Shared libraries are not archives, they are really more like executables. You cannot therefore just stuff extra content into them in the same way you could for a .a static library.

anon
A: 

You might like to try coming at this from a slightly different angle by loading your object using preloading.

Set LD_PRELOAD to point to your new object

export LD_PRELOAD=/my/newfuncs/dir/newfuncs.o

and specify the existing library in the same way via your LD_LIBRARY_PATH.

This will then instruct the run time linker to search for needed symbols in your object before looking in objects located in your LD_LIBRARY_PATH.

BTW You can put calls in your object to then call the function that would've been called if you hadn't specified an LD_PRELOAD object or objects. This is why this is sometimes called interposing.

This is how many memory allocation analysis tools work. They interpose versions of malloc() and free() that records the calls to alloc() and free() before then calling the actual system alloc and free functions to perform the memory management.
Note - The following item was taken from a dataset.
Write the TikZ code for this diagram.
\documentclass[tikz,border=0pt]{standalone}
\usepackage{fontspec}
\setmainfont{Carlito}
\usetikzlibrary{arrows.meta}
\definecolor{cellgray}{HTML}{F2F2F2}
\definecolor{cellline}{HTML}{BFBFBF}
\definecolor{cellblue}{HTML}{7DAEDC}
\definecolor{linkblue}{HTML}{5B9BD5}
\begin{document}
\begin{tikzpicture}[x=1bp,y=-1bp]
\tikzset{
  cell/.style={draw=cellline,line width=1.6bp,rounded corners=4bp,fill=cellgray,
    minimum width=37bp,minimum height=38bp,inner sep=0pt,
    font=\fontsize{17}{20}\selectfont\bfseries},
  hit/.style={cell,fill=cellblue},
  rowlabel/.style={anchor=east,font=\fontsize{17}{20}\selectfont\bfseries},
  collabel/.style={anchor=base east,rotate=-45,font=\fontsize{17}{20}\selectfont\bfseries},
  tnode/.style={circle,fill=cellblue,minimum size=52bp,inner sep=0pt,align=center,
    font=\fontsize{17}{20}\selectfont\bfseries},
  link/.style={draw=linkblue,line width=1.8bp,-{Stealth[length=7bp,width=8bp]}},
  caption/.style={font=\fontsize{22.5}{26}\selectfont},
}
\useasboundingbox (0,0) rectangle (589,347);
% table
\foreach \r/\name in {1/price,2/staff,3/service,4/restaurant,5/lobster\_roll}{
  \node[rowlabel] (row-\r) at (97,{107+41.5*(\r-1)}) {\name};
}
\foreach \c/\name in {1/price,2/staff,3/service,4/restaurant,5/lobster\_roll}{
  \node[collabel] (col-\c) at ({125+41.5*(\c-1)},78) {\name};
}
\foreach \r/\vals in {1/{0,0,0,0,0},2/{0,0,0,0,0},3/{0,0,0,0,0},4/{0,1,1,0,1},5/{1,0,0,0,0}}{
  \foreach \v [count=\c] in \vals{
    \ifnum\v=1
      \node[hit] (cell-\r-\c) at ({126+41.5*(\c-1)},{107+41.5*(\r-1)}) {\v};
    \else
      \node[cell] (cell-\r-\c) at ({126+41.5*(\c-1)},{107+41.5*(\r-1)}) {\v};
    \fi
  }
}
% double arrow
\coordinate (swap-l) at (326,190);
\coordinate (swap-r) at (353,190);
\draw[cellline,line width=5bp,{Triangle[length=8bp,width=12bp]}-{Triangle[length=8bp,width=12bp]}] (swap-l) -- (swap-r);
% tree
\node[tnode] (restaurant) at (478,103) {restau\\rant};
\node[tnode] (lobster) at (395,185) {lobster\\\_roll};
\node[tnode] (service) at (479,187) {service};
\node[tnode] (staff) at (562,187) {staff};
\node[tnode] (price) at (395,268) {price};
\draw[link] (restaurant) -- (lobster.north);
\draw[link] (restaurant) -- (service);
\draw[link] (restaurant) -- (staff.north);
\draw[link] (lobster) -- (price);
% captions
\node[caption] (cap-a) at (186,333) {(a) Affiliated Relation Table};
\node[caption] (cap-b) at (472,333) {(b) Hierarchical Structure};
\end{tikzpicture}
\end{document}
There's plenty of tutorials on the interwebs on using LD_PRELOAD. One of the original and best is still "Building library interposers for fun and profit". Though written nine years ago and written for Solaris it is still an excellent resource.

HTH and good luck.

Rob Wells
Yes, this is a solution but is less convenient because there are several applications that use the intermediate library, but so far it is the only working solution that I can find.
awy
A: 

Completely untested idea:

# mv existinglib.so existinglib-real.so
# ld -o exlistinglib.so -shared newfuncs.o -lexistinglib-real

The dynamic linker, when loading a program that expects to load existinglib.so, will find your version, and also load existinglib-real.so on which it depends. It doesn't quite achieve the stated goal of your question, but should look as if it does to the program loading the library.

Kieron
This will only work if existinglib.so does not have DT_SONAME dynamic tag (visible in 'readelf -d existinglib.so').
Employed Russian
A: 

Short answer: exactly what you asked for can't be done.

Longer answer: depending on why you want to do this, and exactly how existinglib.so has been linked, you may get close to desired behavior. In addition to LD_PRELOAD and renaming existinglib.so already mentioned, you could also use a linker script (cat /lib/libc.so to see what I mean).